■ What is needed
No images are to be carried over; print all other material exactly as it stands.

■ Data block
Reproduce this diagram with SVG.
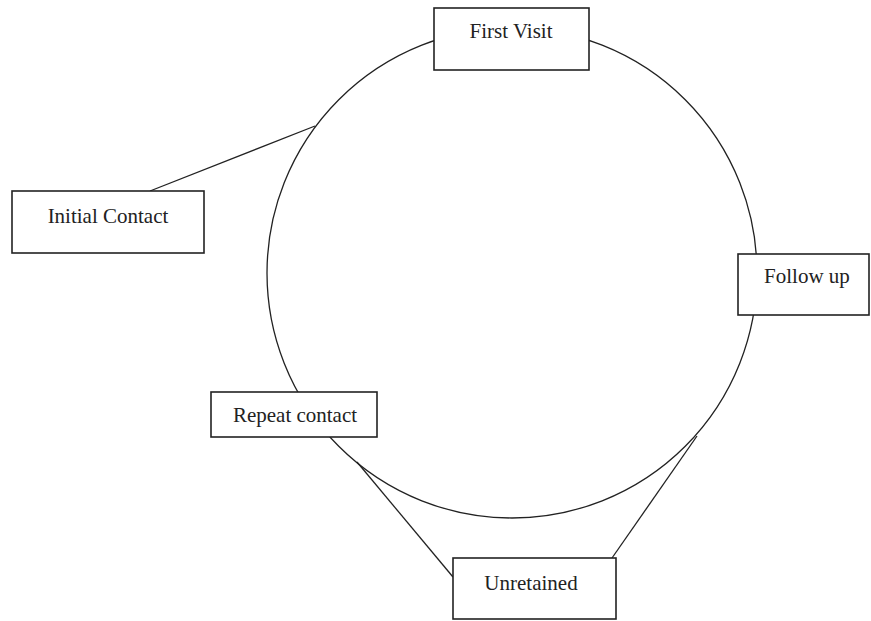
<svg xmlns="http://www.w3.org/2000/svg" width="871" height="621" viewBox="0 0 871 621">
<style>
.box{fill:#fff;stroke:#222;stroke-width:1.6}
.lbl{font-family:"Liberation Serif","Times New Roman",serif;font-size:21px;fill:#222;text-anchor:middle}
.conn{fill:none;stroke:#222;stroke-width:1.3}
</style>
<rect width="871" height="621" fill="#fff"/>
<g id="connectors">
<circle class="conn" cx="512" cy="273" r="245"/>
<line class="conn" x1="315" y1="126" x2="150" y2="191"/>
<line class="conn" x1="357" y1="462" x2="453" y2="577"/>
<line class="conn" x1="697" y1="436" x2="612" y2="558"/>
</g>
<g id="first-visit">
<rect class="box" x="434" y="8" width="155" height="62"/>
<text class="lbl" x="511" y="38">First Visit</text>
</g>
<g id="initial-contact">
<rect class="box" x="12" y="191" width="192" height="62"/>
<text class="lbl" x="108" y="223">Initial Contact</text>
</g>
<g id="follow-up">
<rect class="box" x="738" y="254" width="131" height="61"/>
<text class="lbl" x="807" y="283">Follow up</text>
</g>
<g id="repeat-contact">
<rect class="box" x="211" y="392" width="166" height="45"/>
<text class="lbl" x="295" y="422">Repeat contact</text>
</g>
<g id="unretained">
<rect class="box" x="453" y="558" width="163" height="61"/>
<text class="lbl" x="531" y="590">Unretained</text>
</g>
</svg>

■ Answer for this exercise
Reproduce this diagram with SVG.
<svg xmlns="http://www.w3.org/2000/svg" width="871" height="621" viewBox="0 0 871 621">
<style>
.box{fill:#fff;stroke:#222;stroke-width:1.6}
.lbl{font-family:"Liberation Serif","Times New Roman",serif;font-size:21px;fill:#222;text-anchor:middle}
.conn{fill:none;stroke:#222;stroke-width:1.3}
</style>
<rect width="871" height="621" fill="#fff"/>
<g id="connectors">
<circle class="conn" cx="512" cy="273" r="245"/>
<line class="conn" x1="315" y1="126" x2="150" y2="191"/>
<line class="conn" x1="357" y1="462" x2="453" y2="577"/>
<line class="conn" x1="697" y1="436" x2="612" y2="558"/>
</g>
<g id="first-visit">
<rect class="box" x="434" y="8" width="155" height="62"/>
<text class="lbl" x="511" y="38">First Visit</text>
</g>
<g id="initial-contact">
<rect class="box" x="12" y="191" width="192" height="62"/>
<text class="lbl" x="108" y="223">Initial Contact</text>
</g>
<g id="follow-up">
<rect class="box" x="738" y="254" width="131" height="61"/>
<text class="lbl" x="807" y="283">Follow up</text>
</g>
<g id="repeat-contact">
<rect class="box" x="211" y="392" width="166" height="45"/>
<text class="lbl" x="295" y="422">Repeat contact</text>
</g>
<g id="unretained">
<rect class="box" x="453" y="558" width="163" height="61"/>
<text class="lbl" x="531" y="590">Unretained</text>
</g>
</svg>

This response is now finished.